● Source excerpt:
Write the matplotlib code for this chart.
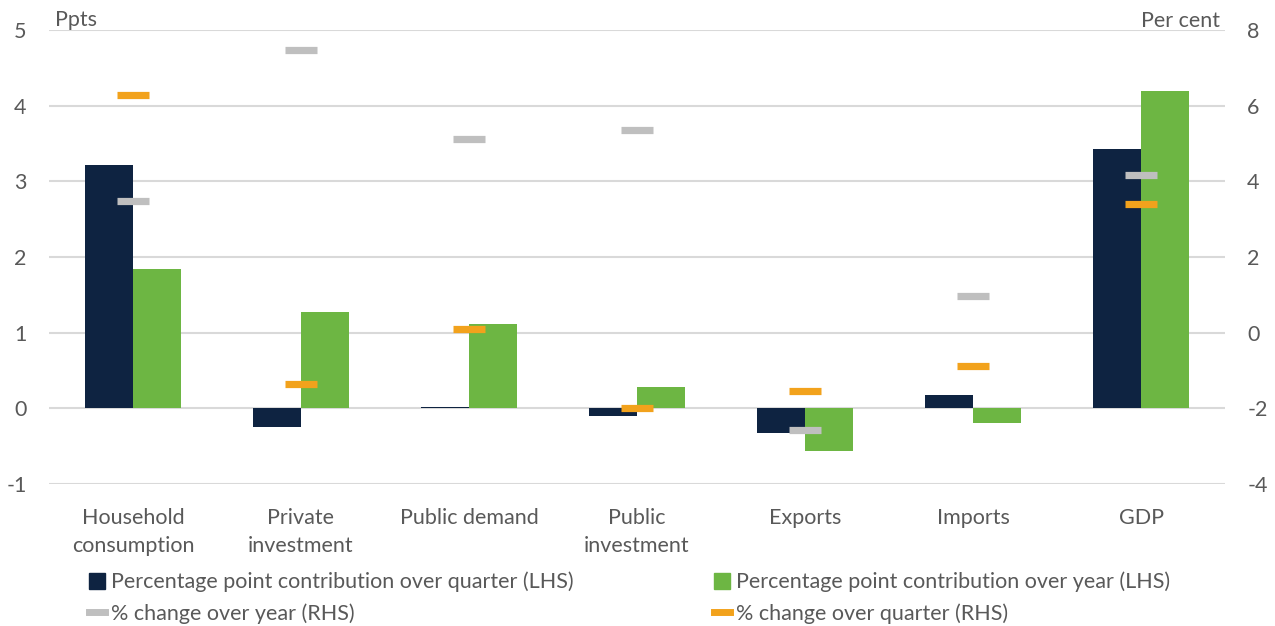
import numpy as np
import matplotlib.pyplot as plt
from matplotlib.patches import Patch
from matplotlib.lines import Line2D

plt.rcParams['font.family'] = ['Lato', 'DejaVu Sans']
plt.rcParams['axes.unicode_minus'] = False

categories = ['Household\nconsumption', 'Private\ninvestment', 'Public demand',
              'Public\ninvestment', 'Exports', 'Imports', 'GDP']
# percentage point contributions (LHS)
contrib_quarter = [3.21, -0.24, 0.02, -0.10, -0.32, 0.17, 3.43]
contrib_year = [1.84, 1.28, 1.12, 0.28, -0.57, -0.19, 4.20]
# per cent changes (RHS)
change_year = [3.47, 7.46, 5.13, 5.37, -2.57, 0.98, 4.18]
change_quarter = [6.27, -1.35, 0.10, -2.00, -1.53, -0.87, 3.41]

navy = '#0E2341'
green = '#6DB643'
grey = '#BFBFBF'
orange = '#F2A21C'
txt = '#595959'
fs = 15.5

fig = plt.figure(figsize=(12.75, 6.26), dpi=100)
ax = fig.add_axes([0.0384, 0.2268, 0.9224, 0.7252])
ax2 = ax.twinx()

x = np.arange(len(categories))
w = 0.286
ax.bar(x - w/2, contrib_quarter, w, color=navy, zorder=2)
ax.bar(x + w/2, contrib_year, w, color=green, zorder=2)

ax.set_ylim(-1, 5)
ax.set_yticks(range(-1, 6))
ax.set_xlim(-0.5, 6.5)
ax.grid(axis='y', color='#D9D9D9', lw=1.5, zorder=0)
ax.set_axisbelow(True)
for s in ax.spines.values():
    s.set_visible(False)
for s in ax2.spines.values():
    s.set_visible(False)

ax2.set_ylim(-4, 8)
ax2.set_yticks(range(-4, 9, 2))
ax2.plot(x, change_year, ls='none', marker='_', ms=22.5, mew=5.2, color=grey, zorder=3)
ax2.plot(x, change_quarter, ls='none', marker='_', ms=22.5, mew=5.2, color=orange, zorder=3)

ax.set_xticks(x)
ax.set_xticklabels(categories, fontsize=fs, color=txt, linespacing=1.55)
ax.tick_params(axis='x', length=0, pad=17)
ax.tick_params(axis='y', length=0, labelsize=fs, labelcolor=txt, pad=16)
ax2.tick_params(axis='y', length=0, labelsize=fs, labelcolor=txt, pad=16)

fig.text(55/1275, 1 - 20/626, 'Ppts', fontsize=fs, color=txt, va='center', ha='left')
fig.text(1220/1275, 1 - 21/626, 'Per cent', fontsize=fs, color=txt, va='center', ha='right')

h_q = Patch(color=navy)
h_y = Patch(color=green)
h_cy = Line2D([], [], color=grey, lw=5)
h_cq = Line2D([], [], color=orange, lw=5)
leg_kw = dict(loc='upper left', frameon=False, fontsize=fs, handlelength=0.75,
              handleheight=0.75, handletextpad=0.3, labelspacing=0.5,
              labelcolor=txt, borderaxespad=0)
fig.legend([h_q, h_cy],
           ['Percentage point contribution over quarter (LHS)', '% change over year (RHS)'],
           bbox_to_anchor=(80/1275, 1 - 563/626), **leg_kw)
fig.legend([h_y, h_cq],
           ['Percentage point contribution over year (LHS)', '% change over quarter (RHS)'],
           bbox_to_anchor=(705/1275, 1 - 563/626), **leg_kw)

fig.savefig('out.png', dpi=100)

● Stated exercise: Repeat the listing above up to and including the line with "mew=5.2, color=orange, zorder=3)", starting from its first line. Drop any pictures.

● Complete response:
Write the matplotlib code for this chart.
import numpy as np
import matplotlib.pyplot as plt
from matplotlib.patches import Patch
from matplotlib.lines import Line2D

plt.rcParams['font.family'] = ['Lato', 'DejaVu Sans']
plt.rcParams['axes.unicode_minus'] = False

categories = ['Household\nconsumption', 'Private\ninvestment', 'Public demand',
              'Public\ninvestment', 'Exports', 'Imports', 'GDP']
# percentage point contributions (LHS)
contrib_quarter = [3.21, -0.24, 0.02, -0.10, -0.32, 0.17, 3.43]
contrib_year = [1.84, 1.28, 1.12, 0.28, -0.57, -0.19, 4.20]
# per cent changes (RHS)
change_year = [3.47, 7.46, 5.13, 5.37, -2.57, 0.98, 4.18]
change_quarter = [6.27, -1.35, 0.10, -2.00, -1.53, -0.87, 3.41]

navy = '#0E2341'
green = '#6DB643'
grey = '#BFBFBF'
orange = '#F2A21C'
txt = '#595959'
fs = 15.5

fig = plt.figure(figsize=(12.75, 6.26), dpi=100)
ax = fig.add_axes([0.0384, 0.2268, 0.9224, 0.7252])
ax2 = ax.twinx()

x = np.arange(len(categories))
w = 0.286
ax.bar(x - w/2, contrib_quarter, w, color=navy, zorder=2)
ax.bar(x + w/2, contrib_year, w, color=green, zorder=2)

ax.set_ylim(-1, 5)
ax.set_yticks(range(-1, 6))
ax.set_xlim(-0.5, 6.5)
ax.grid(axis='y', color='#D9D9D9', lw=1.5, zorder=0)
ax.set_axisbelow(True)
for s in ax.spines.values():
    s.set_visible(False)
for s in ax2.spines.values():
    s.set_visible(False)

ax2.set_ylim(-4, 8)
ax2.set_yticks(range(-4, 9, 2))
ax2.plot(x, change_year, ls='none', marker='_', ms=22.5, mew=5.2, color=grey, zorder=3)
ax2.plot(x, change_quarter, ls='none', marker='_', ms=22.5, mew=5.2, color=orange, zorder=3)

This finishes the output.